▶ _Task brief_: Would you write out the listing verbatim and skip every picture in it?

--- Start Material provided ---

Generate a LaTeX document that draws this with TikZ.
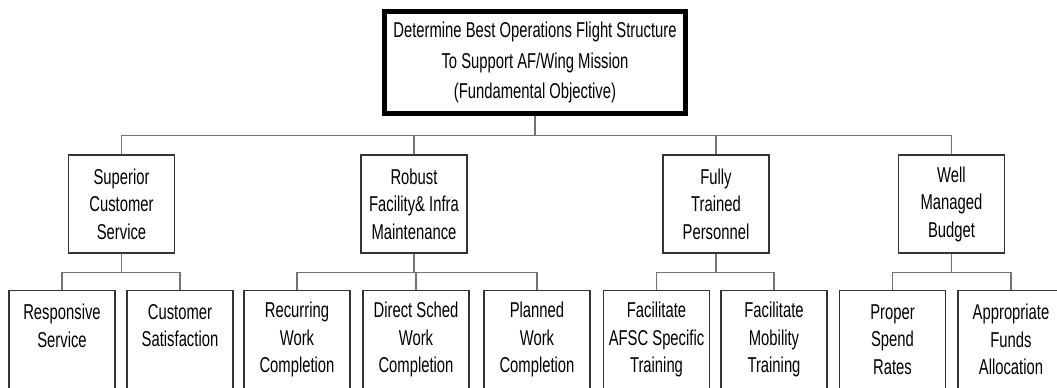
\documentclass[tikz,border=0pt]{standalone}
\usepackage{fontspec}
\setmainfont{Liberation Sans}[FakeStretch=0.69]
\usepackage{tikz}
\usetikzlibrary{positioning}

\begin{document}
\begin{tikzpicture}[x=0.75pt,y=-0.75pt,
    objbox/.style={draw=black!80,line width=0.8pt,align=center,inner sep=1pt,
        minimum width=79.5pt,minimum height=73.5pt,text=black,
        font=\fontsize{16.1}{20.6}\selectfont},
    rootbox/.style={draw=black,line width=3.6pt,align=center,inner sep=1pt,
        minimum width=226pt,minimum height=76.5pt,text=black,
        font=\fontsize{16.1}{22.6}\selectfont},
    link/.style={draw=black!55,line width=0.8pt}]
    \path[use as bounding box,clip] (0,0) rectangle (1057,388);

    % fundamental objective
    \node[rootbox] (root) at (535,62.5) {Determine Best Operations Flight Structure\\To Support AF/Wing Mission\\(Fundamental Objective)};

    % objectives
    \node[objbox] (cust) at (121.5,204) {Superior\\Customer\\Service};
    \node[objbox] (facil) at (414,204) {Robust\\Facility\& Infra\\Maintenance};
    \node[objbox] (train) at (716,204) {Fully\\Trained\\Personnel};
    \node[objbox] (budget) at (951.5,204) {Well\\Managed\\Budget};

    % sub-objectives
    \node[objbox] (resp) at (62,339.5) {Responsive\\Service\\~};
    \node[objbox] (csat) at (180,339.5) {Customer\\Satisfaction\\~};
    \node[objbox] (recur) at (297,339.5) {Recurring\\Work\\Completion};
    \node[objbox] (direct) at (416,339.5) {Direct Sched\\Work\\Completion};
    \node[objbox] (plan) at (537,339.5) {Planned\\Work\\Completion};
    \node[objbox] (afsc) at (656.5,339.5) {Facilitate\\AFSC Specific\\Training};
    \node[objbox] (mobil) at (774,339.5) {Facilitate\\Mobility\\Training};
    \node[objbox] (spend) at (892.5,339.5) {Proper\\Spend\\Rates};
    \node[objbox] (funds) at (1011,339.5) {Appropriate\\Funds\\Allocation};

    % connectors
    \foreach \kid in {cust,facil,train,budget}
        \draw[link] (root.south) -- ++(0,20) -| (\kid.north);
    \foreach \kid in {resp,csat}
        \draw[link] (cust.south) -- ++(0,19) -| (\kid.north);
    \foreach \kid in {recur,direct,plan}
        \draw[link] (facil.south) -- ++(0,19) -| (\kid.north);
    \foreach \kid in {afsc,mobil}
        \draw[link] (train.south) -- ++(0,19) -| (\kid.north);
    \foreach \kid in {spend,funds}
        \draw[link] (budget.south) -- ++(0,19) -| (\kid.north);
\end{tikzpicture}
\end{document}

--- End Material provided ---

▶ _Final answer_:
Generate a LaTeX document that draws this with TikZ.
\documentclass[tikz,border=0pt]{standalone}
\usepackage{fontspec}
\setmainfont{Liberation Sans}[FakeStretch=0.69]
\usepackage{tikz}
\usetikzlibrary{positioning}

\begin{document}
\begin{tikzpicture}[x=0.75pt,y=-0.75pt,
    objbox/.style={draw=black!80,line width=0.8pt,align=center,inner sep=1pt,
        minimum width=79.5pt,minimum height=73.5pt,text=black,
        font=\fontsize{16.1}{20.6}\selectfont},
    rootbox/.style={draw=black,line width=3.6pt,align=center,inner sep=1pt,
        minimum width=226pt,minimum height=76.5pt,text=black,
        font=\fontsize{16.1}{22.6}\selectfont},
    link/.style={draw=black!55,line width=0.8pt}]
    \path[use as bounding box,clip] (0,0) rectangle (1057,388);

    % fundamental objective
    \node[rootbox] (root) at (535,62.5) {Determine Best Operations Flight Structure\\To Support AF/Wing Mission\\(Fundamental Objective)};

    % objectives
    \node[objbox] (cust) at (121.5,204) {Superior\\Customer\\Service};
    \node[objbox] (facil) at (414,204) {Robust\\Facility\& Infra\\Maintenance};
    \node[objbox] (train) at (716,204) {Fully\\Trained\\Personnel};
    \node[objbox] (budget) at (951.5,204) {Well\\Managed\\Budget};

    % sub-objectives
    \node[objbox] (resp) at (62,339.5) {Responsive\\Service\\~};
    \node[objbox] (csat) at (180,339.5) {Customer\\Satisfaction\\~};
    \node[objbox] (recur) at (297,339.5) {Recurring\\Work\\Completion};
    \node[objbox] (direct) at (416,339.5) {Direct Sched\\Work\\Completion};
    \node[objbox] (plan) at (537,339.5) {Planned\\Work\\Completion};
    \node[objbox] (afsc) at (656.5,339.5) {Facilitate\\AFSC Specific\\Training};
    \node[objbox] (mobil) at (774,339.5) {Facilitate\\Mobility\\Training};
    \node[objbox] (spend) at (892.5,339.5) {Proper\\Spend\\Rates};
    \node[objbox] (funds) at (1011,339.5) {Appropriate\\Funds\\Allocation};

    % connectors
    \foreach \kid in {cust,facil,train,budget}
        \draw[link] (root.south) -- ++(0,20) -| (\kid.north);
    \foreach \kid in {resp,csat}
        \draw[link] (cust.south) -- ++(0,19) -| (\kid.north);
    \foreach \kid in {recur,direct,plan}
        \draw[link] (facil.south) -- ++(0,19) -| (\kid.north);
    \foreach \kid in {afsc,mobil}
        \draw[link] (train.south) -- ++(0,19) -| (\kid.north);
    \foreach \kid in {spend,funds}
        \draw[link] (budget.south) -- ++(0,19) -| (\kid.north);
\end{tikzpicture}
\end{document}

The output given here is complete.